Conflict of interest is not an absolute. It’s not like virginity: you either have it or you do not.

Which is why it is always so controversial. There are lines you should not cross in public life but however real they are, they are invisible. Standards and expectations change over time and normally, one would expect, in the direction of reducing latitude and ambiguity.

Judges should not mingle with people who might be brought before them for judgement. Some judges live as hermits to avoid falling foul of this standard. Others think that would be over the top and accept wedding invitations. Others host parties and get drunk with policemen, journalists and unsavoury characters. There’s a point when one has gone over the top in either direction. You cannot legislate the Aristotelian golden mean but you can recognise when someone goes too far off it.

Joseph Muscat this week had to repeatedly assure us his personal assistant Keith Schembri has no conflict of interest.

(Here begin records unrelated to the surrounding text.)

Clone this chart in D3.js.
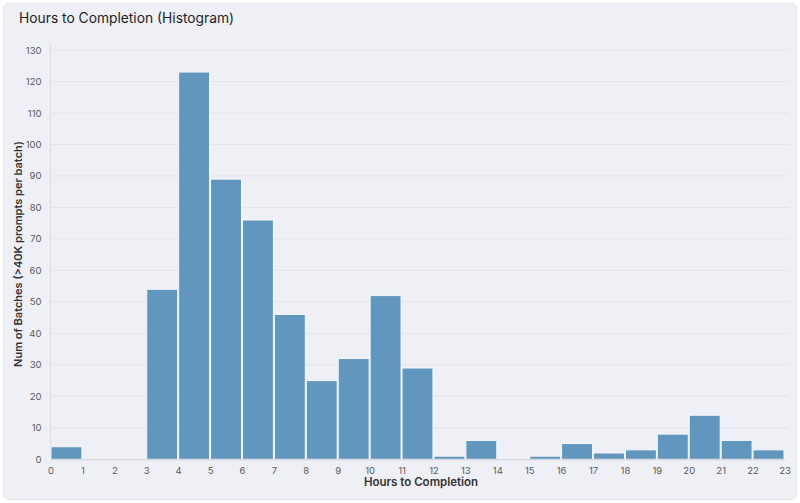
<!DOCTYPE html>
<html><head><meta charset="utf-8">
<script src="https://cdn.jsdelivr.net/npm/d3@7"></script>
<style>
html,body{margin:0;padding:0;background:#fff;}
svg{display:block;font-family:Inter,"Open Sans",sans-serif;}
</style></head>
<body>
<svg id="chart" width="800" height="503"></svg>
<script>
const binStarts = [0,1,2,3,4,5,6,7,8,9,10,11,12,13,14,15,16,17,18,19,20,21,22];
const counts    = [4,0,0,54,123,89,76,46,25,32,52,29,1,6,0,1,5,2,3,8,14,6,3];
const xTicks = d3.range(0,24);
const yTicks = d3.range(0,131,10);
const title = "Hours to Completion (Histogram)";
const xLabel = "Hours to Completion";
const yLabel = "Num of Batches (>40K prompts per batch)";

const svg = d3.select("#chart");
svg.append("rect").attr("x",3.5).attr("y",3.5).attr("width",793).attr("height",496)
  .attr("rx",6).attr("fill","#eff0f5").attr("stroke","#e1e3e9");

svg.append("text").attr("x",19).attr("y",23).attr("font-size",13.8).attr("fill","#1d1d1f")
  .text(title);

const x = d3.scaleLinear().domain([0,23]).range([50.5,784.5]);
const y = d3.scaleLinear().domain([0,130]).range([459.3,50]);

// gridlines
svg.append("g").selectAll("line").data(yTicks.filter(d=>d>0)).join("line")
  .attr("x1",51).attr("x2",789).attr("y1",d=>y(d)).attr("y2",d=>y(d))
  .attr("stroke","#e2e4ea").attr("stroke-width",1);

// y axis
const yAxis = svg.append("g").attr("transform","translate(50.5,0)")
  .call(d3.axisLeft(y).tickValues(yTicks).tickSize(0).tickPadding(9));
yAxis.select(".domain").attr("stroke","#dcdde3").attr("d","M0,45V459.3");
yAxis.selectAll("text").attr("font-size",9.5).attr("fill","#5a5a5a").attr("font-family","Inter,sans-serif");

// bars
svg.append("g").selectAll("rect").data(binStarts).join("rect")
  .attr("x",(d)=>x(d)+0.5)
  .attr("width",(d)=>x(d+1)-x(d)-1)
  .attr("y",(d,i)=>y(counts[i]))
  .attr("height",(d,i)=>Math.max(0,y(0)-y(counts[i])))
  .attr("fill","#6196be").attr("stroke","#f6f8fb").attr("stroke-width",1)
  .style("display",(d,i)=>counts[i]>0?null:"none");

// x axis
const xAxis = svg.append("g").attr("transform","translate(0,459.3)")
  .call(d3.axisBottom(x).tickValues(xTicks).tickFormat(d3.format("d")).tickSize(0).tickPadding(8));
xAxis.select(".domain").attr("stroke","#cfd1d8");
xAxis.selectAll("text").attr("font-size",9.5).attr("fill","#5a5a5a").attr("font-family","Inter,sans-serif");

svg.append("text").attr("x",421).attr("y",486).attr("text-anchor","middle")
  .attr("font-size",11.5).attr("font-weight","600").attr("fill","#333").text(xLabel);
svg.append("text").attr("transform","translate(22,254) rotate(-90)").attr("text-anchor","middle")
  .attr("font-size",11).attr("font-weight","600").attr("fill","#333").text(yLabel);
</script>
</body></html>
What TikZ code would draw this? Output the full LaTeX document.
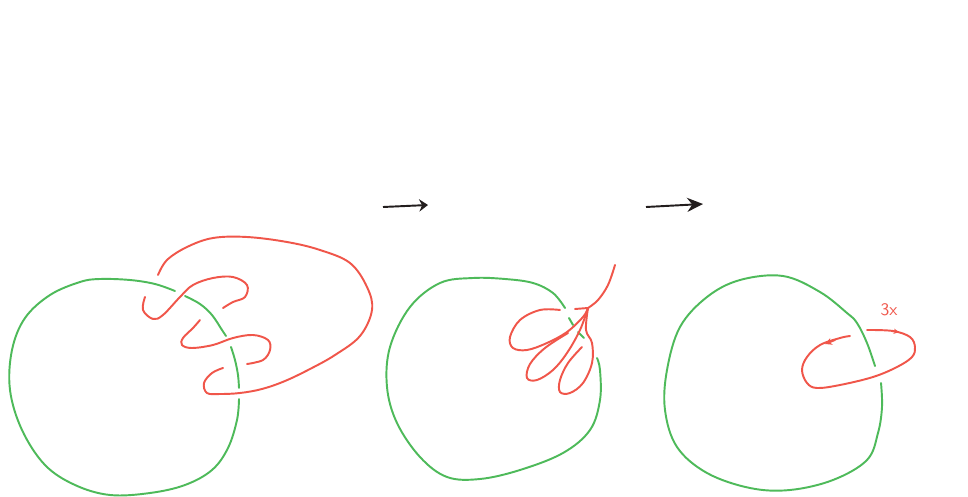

Keith Schembri’s business partner Malcolm Scerri now runs his partners’ businesses on his behalf. Government policy is driving plastic bottle recycling. That was while Malcolm Scerri invested in the sector and fully expects to have a dominant position in the sector. We are assured there has been no insider knowledge of the government’s plans. We’re not assured Keith Schembri will not personally profit from government policy he helped shape.

Keith Schembri’s wife owns a company in his group that provides services at the Mediterranean Film Studios. Keith Schembri himself has personally pitched to the government to take over the Film Studios. He controls government policy on its management and how and if and to who it is awarded.

Keith Schembri is the agent for the equipment used by Crane Currency. He controls government policy that crafted the incentives paid to it to open here. Having secured these incentives the value of Keith Schembri’s personal client increases manifold and is sold on to new owners. Government policy benefits private interests and both are directly connected to Keith Schembri.

We are expected to consider these as acceptable conflicts of interest. Of course. Joseph Muscat does not think his wife being in business with a partner appointed directly to a representative office job in New York is an unacceptable conflict. He does not think the spouse of one of his Minister appointed directly as Consul in Shanghai is a conflict of interest. He does not think that sons of Ministers appointed to office are a product of conflicted interests. And on it goes.

There was a time when Joseph Muscat considered it unbearably unacceptable for a Minister to accept a gift of a cheap, imitation wall-mounted clock he was too embarrassed to refuse. And now, anything goes.

Because the ultimate conflict of interest is that Joseph Muscat has no sense of judgement when he needs to decide on conflicts concerning his friends, his wife and himself.